▸ Dataset excerpt:
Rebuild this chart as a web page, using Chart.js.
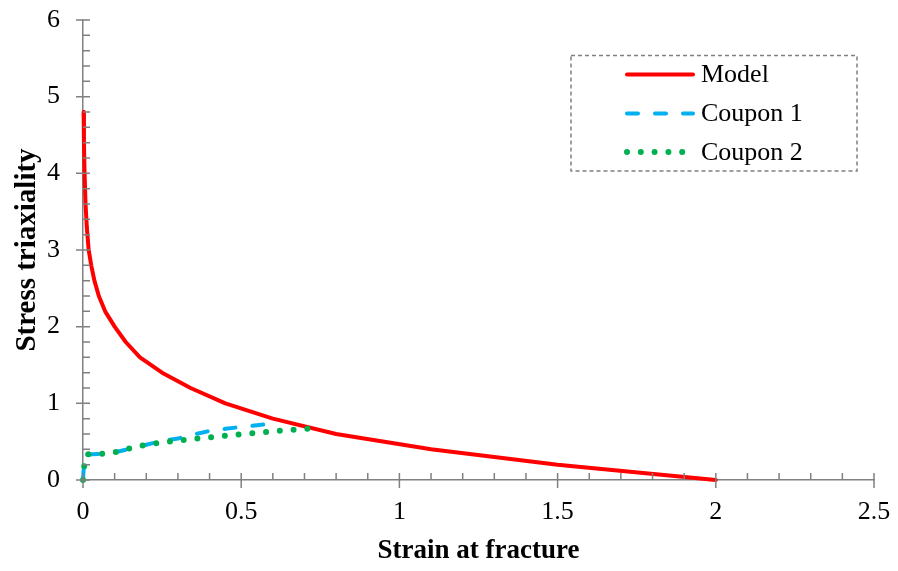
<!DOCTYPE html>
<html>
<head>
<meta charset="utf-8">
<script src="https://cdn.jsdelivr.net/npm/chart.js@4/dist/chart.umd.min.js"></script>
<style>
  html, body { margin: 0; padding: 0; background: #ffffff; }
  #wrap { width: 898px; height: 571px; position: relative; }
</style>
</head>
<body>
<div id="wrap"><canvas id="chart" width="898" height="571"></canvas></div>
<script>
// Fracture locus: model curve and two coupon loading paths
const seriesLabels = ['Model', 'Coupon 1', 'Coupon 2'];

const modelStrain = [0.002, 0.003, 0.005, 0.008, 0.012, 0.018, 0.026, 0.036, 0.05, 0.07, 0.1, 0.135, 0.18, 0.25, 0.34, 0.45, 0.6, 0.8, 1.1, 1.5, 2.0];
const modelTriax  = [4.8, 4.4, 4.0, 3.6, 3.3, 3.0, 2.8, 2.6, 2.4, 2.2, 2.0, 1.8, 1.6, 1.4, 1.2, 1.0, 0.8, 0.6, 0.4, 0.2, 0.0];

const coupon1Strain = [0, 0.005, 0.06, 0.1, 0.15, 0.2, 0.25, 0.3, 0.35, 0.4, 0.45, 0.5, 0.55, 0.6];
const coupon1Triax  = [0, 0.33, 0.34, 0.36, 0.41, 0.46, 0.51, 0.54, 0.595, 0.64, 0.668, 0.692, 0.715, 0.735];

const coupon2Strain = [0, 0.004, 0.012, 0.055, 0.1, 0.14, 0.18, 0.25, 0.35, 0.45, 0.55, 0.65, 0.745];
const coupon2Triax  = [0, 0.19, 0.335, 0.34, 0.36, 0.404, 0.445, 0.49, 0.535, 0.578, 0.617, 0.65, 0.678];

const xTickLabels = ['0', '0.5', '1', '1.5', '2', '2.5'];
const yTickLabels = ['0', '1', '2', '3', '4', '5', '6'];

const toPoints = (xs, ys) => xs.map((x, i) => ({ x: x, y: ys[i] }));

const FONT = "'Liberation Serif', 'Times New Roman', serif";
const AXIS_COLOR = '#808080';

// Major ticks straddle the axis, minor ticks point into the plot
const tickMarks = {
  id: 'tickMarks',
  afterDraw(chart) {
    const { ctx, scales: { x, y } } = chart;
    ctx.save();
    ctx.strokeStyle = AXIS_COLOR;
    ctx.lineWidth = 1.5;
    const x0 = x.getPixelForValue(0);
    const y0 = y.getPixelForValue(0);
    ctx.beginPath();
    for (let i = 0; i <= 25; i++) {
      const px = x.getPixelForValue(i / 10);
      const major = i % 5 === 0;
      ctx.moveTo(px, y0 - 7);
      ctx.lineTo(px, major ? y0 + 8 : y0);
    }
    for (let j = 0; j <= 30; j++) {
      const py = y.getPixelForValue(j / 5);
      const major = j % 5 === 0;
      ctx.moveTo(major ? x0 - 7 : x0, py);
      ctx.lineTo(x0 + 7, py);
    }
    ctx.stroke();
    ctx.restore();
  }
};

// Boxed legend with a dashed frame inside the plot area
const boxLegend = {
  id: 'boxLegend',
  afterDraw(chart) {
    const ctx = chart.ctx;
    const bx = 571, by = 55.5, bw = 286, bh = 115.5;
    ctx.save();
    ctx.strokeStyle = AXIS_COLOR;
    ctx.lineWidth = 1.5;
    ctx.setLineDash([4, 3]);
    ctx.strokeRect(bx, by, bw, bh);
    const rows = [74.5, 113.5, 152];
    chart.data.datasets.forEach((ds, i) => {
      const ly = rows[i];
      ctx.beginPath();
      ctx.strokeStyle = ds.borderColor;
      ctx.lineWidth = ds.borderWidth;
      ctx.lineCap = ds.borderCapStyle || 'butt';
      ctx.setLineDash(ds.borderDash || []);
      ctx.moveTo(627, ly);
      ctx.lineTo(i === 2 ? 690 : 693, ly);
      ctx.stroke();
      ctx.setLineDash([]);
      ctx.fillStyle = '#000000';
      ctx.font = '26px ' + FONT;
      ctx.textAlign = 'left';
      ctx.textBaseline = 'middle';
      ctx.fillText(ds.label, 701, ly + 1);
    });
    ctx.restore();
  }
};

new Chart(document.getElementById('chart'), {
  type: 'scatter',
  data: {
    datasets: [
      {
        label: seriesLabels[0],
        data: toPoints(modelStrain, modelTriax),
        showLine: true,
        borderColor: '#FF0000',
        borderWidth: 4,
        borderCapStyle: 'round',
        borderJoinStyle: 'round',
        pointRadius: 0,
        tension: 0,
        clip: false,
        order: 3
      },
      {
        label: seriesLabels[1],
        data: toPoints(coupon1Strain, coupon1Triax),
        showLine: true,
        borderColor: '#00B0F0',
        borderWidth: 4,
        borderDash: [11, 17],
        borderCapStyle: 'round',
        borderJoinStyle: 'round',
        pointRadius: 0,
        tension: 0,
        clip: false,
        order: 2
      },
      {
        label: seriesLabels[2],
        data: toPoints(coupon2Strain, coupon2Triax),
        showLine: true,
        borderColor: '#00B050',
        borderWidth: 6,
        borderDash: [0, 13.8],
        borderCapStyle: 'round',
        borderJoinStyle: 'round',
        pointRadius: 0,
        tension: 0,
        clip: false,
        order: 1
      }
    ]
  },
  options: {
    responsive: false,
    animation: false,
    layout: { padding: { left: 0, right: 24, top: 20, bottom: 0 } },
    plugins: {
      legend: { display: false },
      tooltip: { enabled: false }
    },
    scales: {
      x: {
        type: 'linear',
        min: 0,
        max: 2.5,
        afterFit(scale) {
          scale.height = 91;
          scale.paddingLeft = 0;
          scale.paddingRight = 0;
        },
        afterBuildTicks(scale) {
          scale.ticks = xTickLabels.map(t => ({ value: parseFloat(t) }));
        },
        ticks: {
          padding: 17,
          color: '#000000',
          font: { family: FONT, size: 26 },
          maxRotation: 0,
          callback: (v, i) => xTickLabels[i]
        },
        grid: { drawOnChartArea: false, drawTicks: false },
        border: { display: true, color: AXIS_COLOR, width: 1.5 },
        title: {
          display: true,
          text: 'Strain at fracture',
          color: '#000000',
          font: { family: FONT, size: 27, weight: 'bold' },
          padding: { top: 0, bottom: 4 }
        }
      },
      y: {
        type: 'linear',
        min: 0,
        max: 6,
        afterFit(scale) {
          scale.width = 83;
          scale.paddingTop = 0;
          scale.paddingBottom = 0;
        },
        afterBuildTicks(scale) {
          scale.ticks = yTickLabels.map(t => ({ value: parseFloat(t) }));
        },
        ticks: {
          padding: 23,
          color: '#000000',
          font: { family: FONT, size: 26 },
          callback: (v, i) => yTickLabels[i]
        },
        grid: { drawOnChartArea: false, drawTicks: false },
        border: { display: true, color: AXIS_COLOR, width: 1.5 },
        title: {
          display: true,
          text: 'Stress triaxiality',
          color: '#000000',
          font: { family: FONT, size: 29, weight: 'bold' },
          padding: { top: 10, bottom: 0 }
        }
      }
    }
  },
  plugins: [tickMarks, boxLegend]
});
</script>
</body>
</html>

▸ Stated exercise:
Leave out the pictures. Transcribe only the lines above, from the first through the one that contains "const seriesLabels = ['Model', 'Coupon".

▸ Result of the task:
Rebuild this chart as a web page, using Chart.js.
<!DOCTYPE html>
<html>
<head>
<meta charset="utf-8">
<script src="https://cdn.jsdelivr.net/npm/chart.js@4/dist/chart.umd.min.js"></script>
<style>
  html, body { margin: 0; padding: 0; background: #ffffff; }
  #wrap { width: 898px; height: 571px; position: relative; }
</style>
</head>
<body>
<div id="wrap"><canvas id="chart" width="898" height="571"></canvas></div>
<script>
// Fracture locus: model curve and two coupon loading paths
const seriesLabels = ['Model', 'Coupon 1', 'Coupon 2'];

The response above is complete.